Given request »
Pick out every line that holds the string "script" and copy it.
━━━━━ Records shown
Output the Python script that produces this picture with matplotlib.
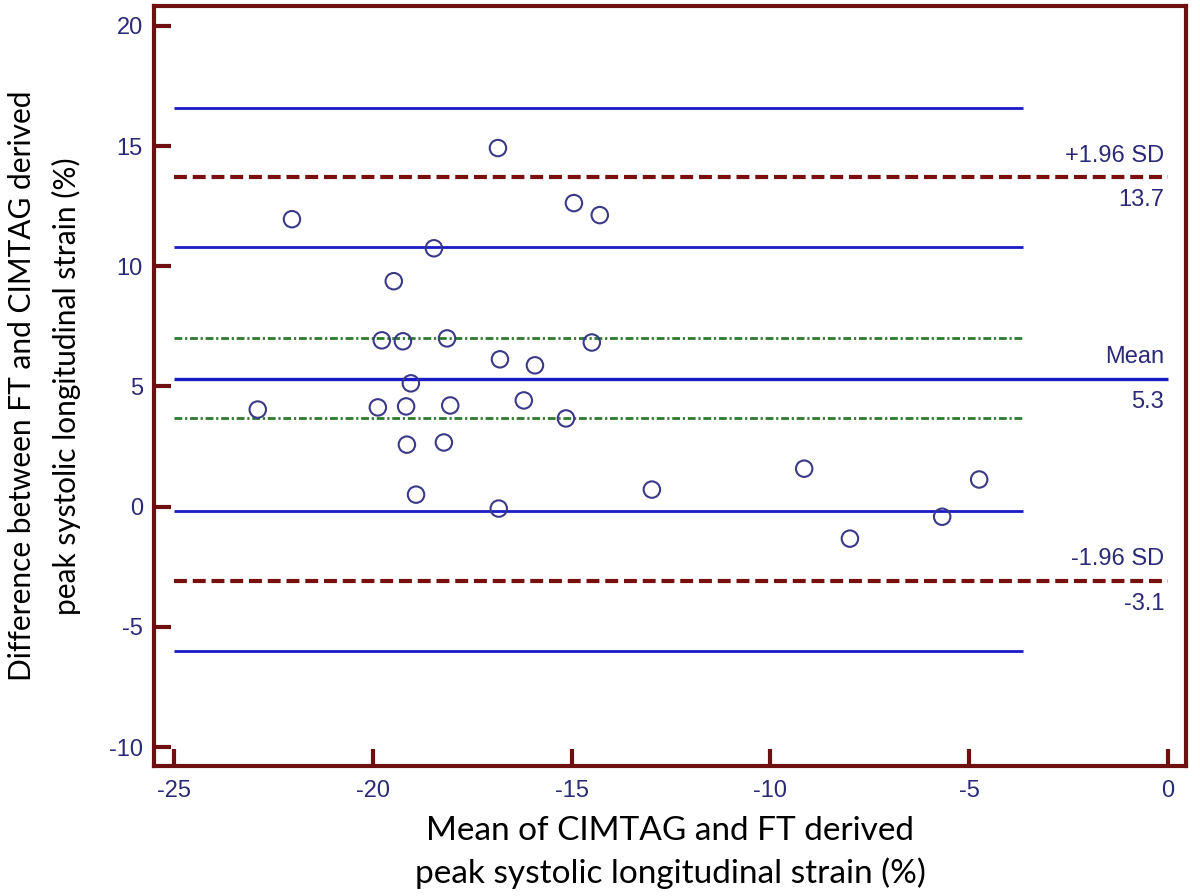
import matplotlib
matplotlib.use("Agg")
import matplotlib.pyplot as plt

plt.rcParams["font.family"] = ["Liberation Sans", "DejaVu Sans"]

# Data: Bland-Altman points (mean, difference)
mean_vals = [-16.85, -22.03, -14.94, -14.29, -18.46, -19.47, -19.77, -19.24, -18.13, -14.49,
             -16.80, -15.92, -19.04, -22.89, -19.87, -19.16, -18.05, -16.20, -15.14, -19.14,
             -18.21, -18.91, -16.83, -12.98, -9.15, -4.75, -5.68, -8.00]
diff_vals = [14.92, 11.96, 12.63, 12.13, 10.75, 9.38, 6.92, 6.88, 7.00, 6.83,
             6.13, 5.88, 5.13, 4.04, 4.13, 4.17, 4.21, 4.42, 3.67, 2.58,
             2.67, 0.50, -0.08, 0.71, 1.58, 1.13, -0.42, -1.33]

bias = 5.3
upper_loa = 13.7
lower_loa = -3.1
bias_ci = [7.0, 3.7]
upper_ci = [16.6, 10.8]
lower_ci = [-0.2, -6.0]

x_ticks = [-25, -20, -15, -10, -5, 0]
y_ticks = [-10, -5, 0, 5, 10, 15, 20]

maroon = "#6e1010"
dash_red = "#7a0f0f"
blue = "#1a1ac8"
navy = "#2a2a78"
green = "#2d7a2d"

fig = plt.figure(figsize=(12, 8.96), dpi=100)
ax = fig.add_axes([0.1283, 0.1451, 0.86, 0.8482])

xmin, xmax = -25.5, 0.45
ymin, ymax = -10.79, 20.83
ax.set_xlim(xmin, xmax)
ax.set_ylim(ymin, ymax)

x_start = x_ticks[0]
x_end_ci = -3.65
x_end = x_ticks[-1]

# CI lines (blue solid)
for v in upper_ci + lower_ci:
    ax.plot([x_start, x_end_ci], [v, v], color=blue, lw=2.0, solid_capstyle="butt", zorder=2)
# Mean CI (green dash-dot)
for v in bias_ci:
    ax.plot([x_start, x_end_ci], [v, v], color=green, lw=2.0, dashes=(2.8, 1.0, 0.8, 1.0), zorder=2)
# Mean line
ax.plot([x_start, x_end], [bias, bias], color=blue, lw=2.4, solid_capstyle="butt", zorder=2)
# Limits of agreement
for v in [upper_loa, lower_loa]:
    ax.plot([x_start, x_end], [v, v], color=dash_red, lw=3.0, dashes=(3.1, 1.4), zorder=2)

# Points
ax.scatter(mean_vals, diff_vals, s=140, facecolors="none", edgecolors="#3a3a88", linewidths=1.5, zorder=3)

# Annotations
txt_kw = dict(color=navy, fontsize=17, ha="right")
ax.text(-0.1, upper_loa + 0.45, "+1.96 SD", va="bottom", **txt_kw)
ax.text(-0.1, upper_loa - 0.5, "13.7", va="top", **txt_kw)
ax.text(-0.1, bias + 0.45, "Mean", va="bottom", **txt_kw)
ax.text(-0.1, bias - 0.5, "5.3", va="top", **txt_kw)
ax.text(-0.1, lower_loa + 0.45, "-1.96 SD", va="bottom", **txt_kw)
ax.text(-0.1, lower_loa - 0.5, "-3.1", va="top", **txt_kw)

# Spines and ticks
for s in ax.spines.values():
    s.set_color(maroon)
    s.set_linewidth(3.0)
ax.set_xticks(x_ticks)
ax.set_yticks(y_ticks)
ax.set_xticklabels([str(t) for t in x_ticks])
ax.set_yticklabels([str(t) for t in y_ticks])
ax.tick_params(axis="both", direction="in", length=12, width=3.0, color=maroon,
               labelcolor=navy, labelsize=17, top=False, right=False)
ax.tick_params(axis="y", pad=8)
ax.tick_params(axis="x", pad=10)

ax.set_xlabel("Mean of CIMTAG and FT derived\npeak systolic longitudinal strain (%)",
              fontsize=24, family="Lato", color="black", linespacing=1.45, labelpad=10)
ax.set_ylabel("Difference between FT and CIMTAG derived\npeak systolic longitudinal strain (%)",
              fontsize=21.5, family="Lato", color="black", linespacing=1.65, labelpad=20)

fig.savefig("out.png", dpi=100)
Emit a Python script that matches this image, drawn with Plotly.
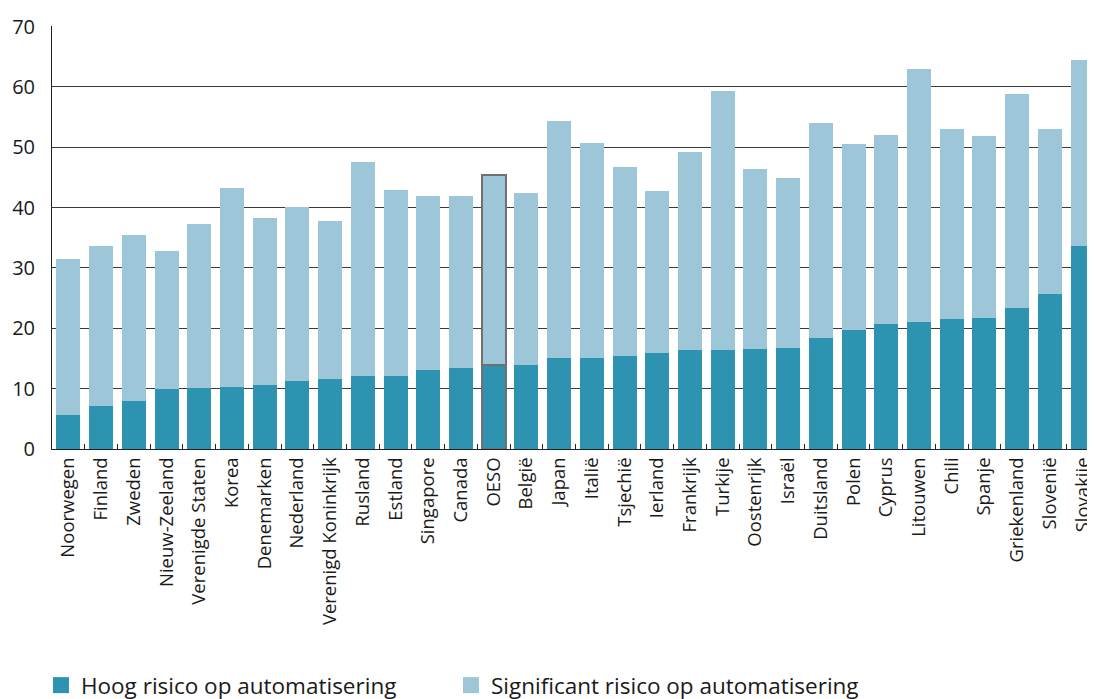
import plotly.graph_objects as go

countries = ["Noorwegen", "Finland", "Zweden", "Nieuw-Zeeland", "Verenigde Staten", "Korea",
             "Denemarken", "Nederland", "Verenigd Koninkrijk", "Rusland", "Estland", "Singapore",
             "Canada", "OESO", "België", "Japan", "Italië", "Tsjechië", "Ierland", "Frankrijk",
             "Turkije", "Oostenrijk", "Israël", "Duitsland", "Polen", "Cyprus", "Litouwen",
             "Chili", "Spanje", "Griekenland", "Slovenië", "Slovakije"]

hoog = [5.7, 7.2, 8.0, 10.0, 10.1, 10.3, 10.6, 11.3, 11.6, 12.1, 12.1, 13.1,
        13.4, 14.0, 13.9, 15.1, 15.1, 15.4, 15.9, 16.4, 16.4, 16.6, 16.8, 18.4,
        19.7, 20.7, 21.0, 21.5, 21.7, 23.4, 25.7, 33.6]

totaal = [31.5, 33.6, 35.4, 32.8, 37.3, 43.2, 38.3, 40.1, 37.8, 47.5, 43.0, 42.0,
          42.0, 45.4, 42.5, 54.3, 50.7, 46.7, 42.7, 49.2, 59.4, 46.4, 44.9, 54.1,
          50.5, 52.1, 62.9, 53.0, 51.8, 58.8, 53.0, 64.4]

significant = [round(t - h, 1) for t, h in zip(totaal, hoog)]

y_ticks = [0, 10, 20, 30, 40, 50, 60, 70]

series_names = ["Hoog risico op automatisering", "Significant risico op automatisering"]

dark = "#2E93B0"
light = "#9EC6D9"
outline = "#707070"

line_w = [2 if c == "OESO" else 0 for c in countries]

font_family = "Open Sans, sans-serif"

fig = go.Figure()
fig.add_trace(go.Bar(
    x=countries, y=hoog, name=series_names[0], showlegend=False,
    marker=dict(color=dark, line=dict(color=outline, width=line_w)),
))
fig.add_trace(go.Bar(
    x=countries, y=significant, name=series_names[1], showlegend=False,
    marker=dict(color=light, line=dict(color=outline, width=line_w)),
))
# legend-only entries (clean square swatches)
for nm, col in zip(series_names, [dark, light]):
    fig.add_trace(go.Scatter(
        x=[None], y=[None], mode="markers", name=nm,
        marker=dict(symbol="square", size=17, color=col, line=dict(width=0)),
    ))

fig.update_layout(
    width=1095, height=699,
    barmode="stack", bargap=0.266,
    plot_bgcolor="white", paper_bgcolor="white",
    margin=dict(l=44, r=4, t=18, b=258),
    font=dict(family=font_family, size=18, color="#1a1a1a"),
    showlegend=True,
    legend=dict(
        orientation="h", xref="container", yref="container",
        x=0.0301, y=-0.01, xanchor="left", yanchor="bottom",
        font=dict(size=22.5), entrywidth=365, entrywidthmode="pixels",
        traceorder="normal", itemsizing="trace",
    ),
)

fig.update_xaxes(
    range=[-0.5, 31.5], type="category", automargin=False,
    tickangle=-90, tickfont=dict(size=18.5),
    showline=True, linecolor="#222", linewidth=1,
    ticks="inside", tickson="boundaries", ticklen=5, tickcolor="#222",
    showgrid=False,
)
fig.update_yaxes(
    range=[0, 70.1], tickvals=y_ticks, tickfont=dict(size=20), automargin=False,
    showline=True, linecolor="#222", linewidth=1,
    showgrid=True, gridcolor="#3a3a3a", gridwidth=1,
    zeroline=False, ticks="", ticklabelstandoff=12,
)

fig.write_html("out.html")
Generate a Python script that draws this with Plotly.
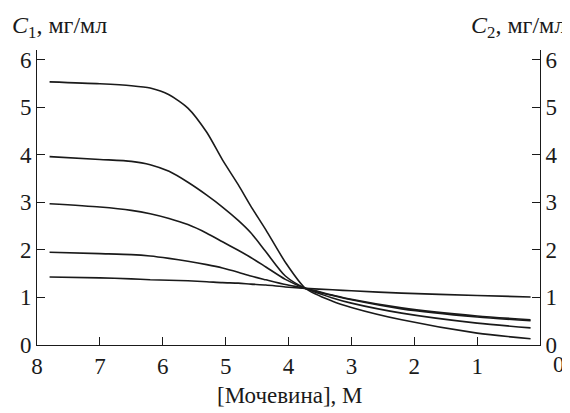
import plotly.graph_objects as go

urea = [7.8, 7.0, 6.5, 6.2, 5.9, 5.6, 5.3, 5.05, 4.8, 4.6, 4.36, 4.05, 3.73, 3.3, 3.0, 2.2, 1.0, 0.15]
c_a = [5.53, 5.49, 5.45, 5.40, 5.26, 4.98, 4.47, 3.89, 3.37, 2.92, 2.42, 1.74, 1.19, 0.92, 0.79, 0.53, 0.25, 0.13]
c_b = [3.96, 3.90, 3.86, 3.79, 3.65, 3.42, 3.15, 2.90, 2.62, 2.36, 1.96, 1.45, 1.19, 0.99, 0.88, 0.67, 0.46, 0.36]
c_c = [2.97, 2.90, 2.83, 2.76, 2.66, 2.53, 2.35, 2.17, 1.99, 1.84, 1.64, 1.38, 1.19, 1.04, 0.95, 0.76, 0.59, 0.51]
c_d = [1.95, 1.92, 1.90, 1.87, 1.82, 1.76, 1.69, 1.62, 1.53, 1.45, 1.37, 1.27, 1.19, 1.05, 0.96, 0.78, 0.61, 0.53]
c_e = [1.43, 1.41, 1.39, 1.37, 1.36, 1.35, 1.33, 1.31, 1.30, 1.28, 1.26, 1.22, 1.19, 1.16, 1.14, 1.09, 1.04, 1.01]

x_ticks = [8, 7, 6, 5, 4, 3, 2, 1]
y_ticks = [0, 1, 2, 3, 4, 5, 6]

FONT = "Liberation Serif"
INK = "#1a1a1a"

fig = go.Figure()
series = [c_a, c_b, c_c, c_d, c_e]
for i, ys in enumerate(series):
    fig.add_trace(go.Scatter(x=urea, y=ys, mode="lines",
                             yaxis="y2" if i == len(series) - 1 else "y",
                             line=dict(color=INK, width=1.6, shape="spline", smoothing=0.7),
                             showlegend=False, hoverinfo="skip"))

axis_common = dict(showgrid=False, zeroline=False, showline=True, linecolor=INK, linewidth=1,
                   ticks="inside", ticklen=8, tickwidth=1, tickcolor=INK,
                   tickfont=dict(family=FONT, size=23, color=INK))

fig.update_layout(
    width=562, height=405,
    margin=dict(l=28, r=29, t=42, b=68),
    paper_bgcolor="white", plot_bgcolor="white",
    font=dict(family=FONT, color=INK),
    xaxis=dict(range=[8, 0], tickvals=x_ticks, ticktext=[str(v) for v in x_ticks],
               **axis_common),
    yaxis=dict(range=[0, 6.2], tickvals=y_ticks, side="left", **axis_common),
    yaxis2=dict(range=[0, 6.2], tickvals=y_ticks, side="right", overlaying="y",
                anchor="x", **axis_common),
    annotations=[
        dict(text="<i>C</i><sub>1</sub>, мг/мл", xref="paper", yref="paper",
             x=-0.054, y=1.0, yshift=23, xanchor="left", yanchor="middle", showarrow=False,
             font=dict(family=FONT, size=24, color=INK)),
        dict(text="<i>C</i><sub>2</sub>, мг/мл", xref="paper", yref="paper",
             x=1.055, y=1.0, yshift=23, xanchor="right", yanchor="middle", showarrow=False,
             font=dict(family=FONT, size=24, color=INK)),
        dict(text="[Мочевина], М", xref="paper", yref="paper",
             x=0.503, y=0, yshift=-50, xanchor="center", yanchor="middle", showarrow=False,
             font=dict(family=FONT, size=23, color=INK)),
        dict(text="0", xref="x", yref="paper", x=0, y=0, xshift=19, yshift=-19,
             xanchor="center", yanchor="middle", showarrow=False,
             font=dict(family=FONT, size=23, color=INK)),
    ],
)

fig.write_html("out.html")
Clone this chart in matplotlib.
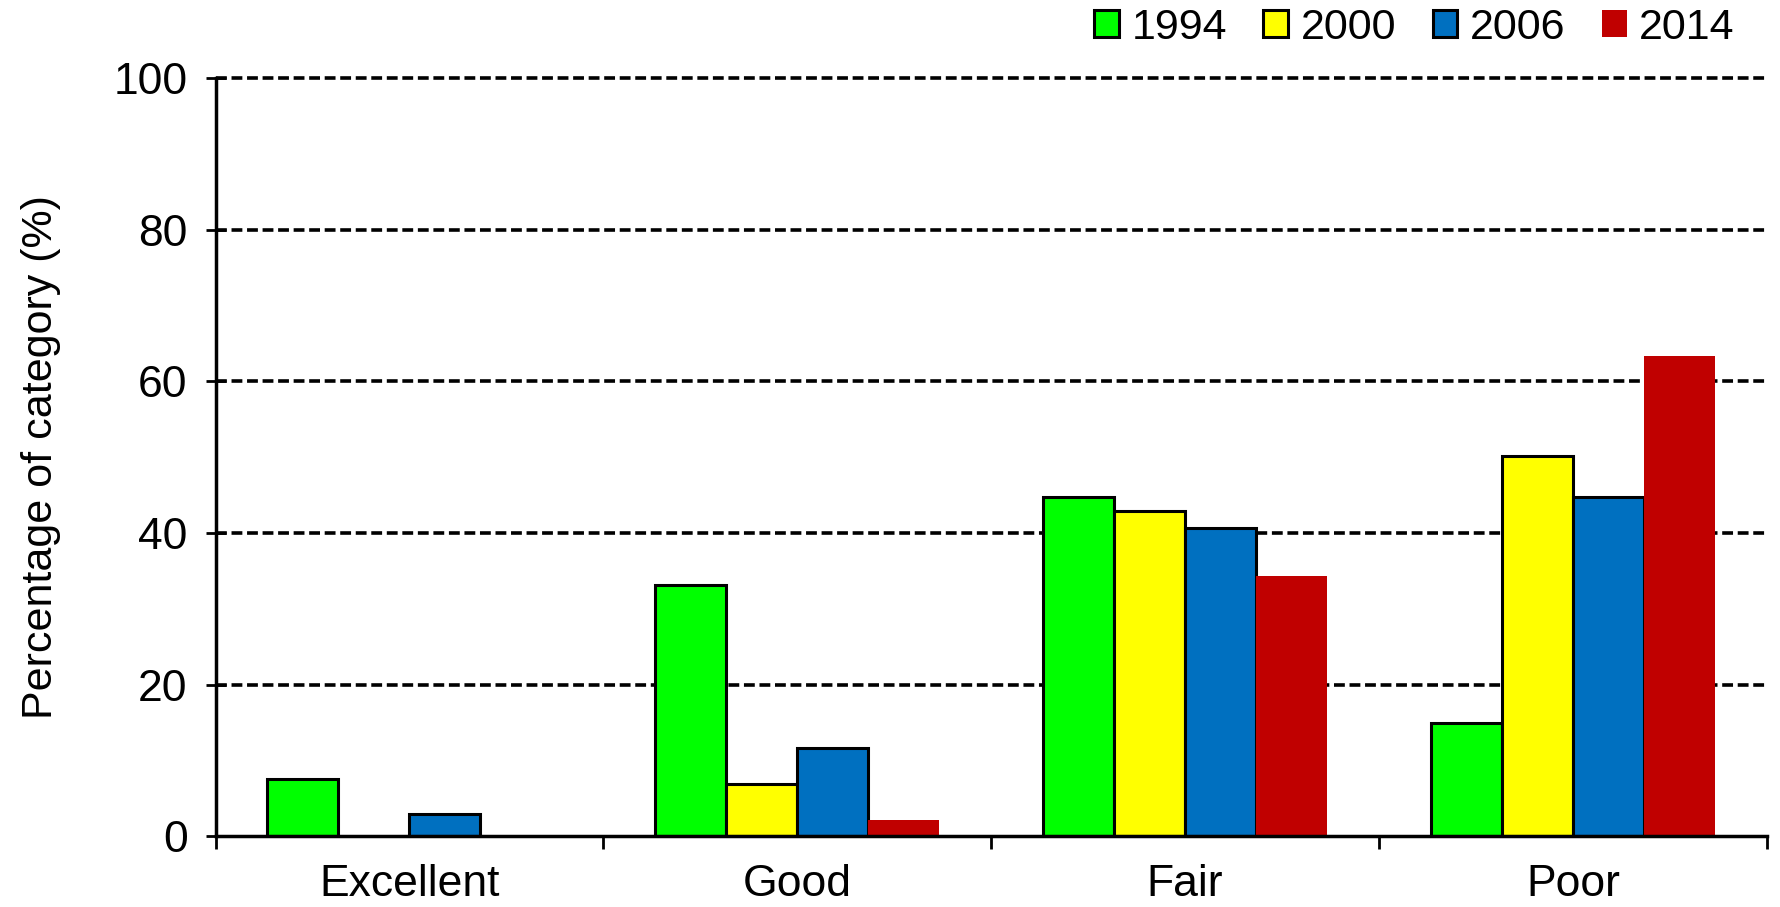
━━━━━━━━━━
Reply »
Output the Python script that produces this picture with matplotlib.
Emit a Python script that matches this image, drawn with Plotly.
Generate a Python script that draws this with Plotly.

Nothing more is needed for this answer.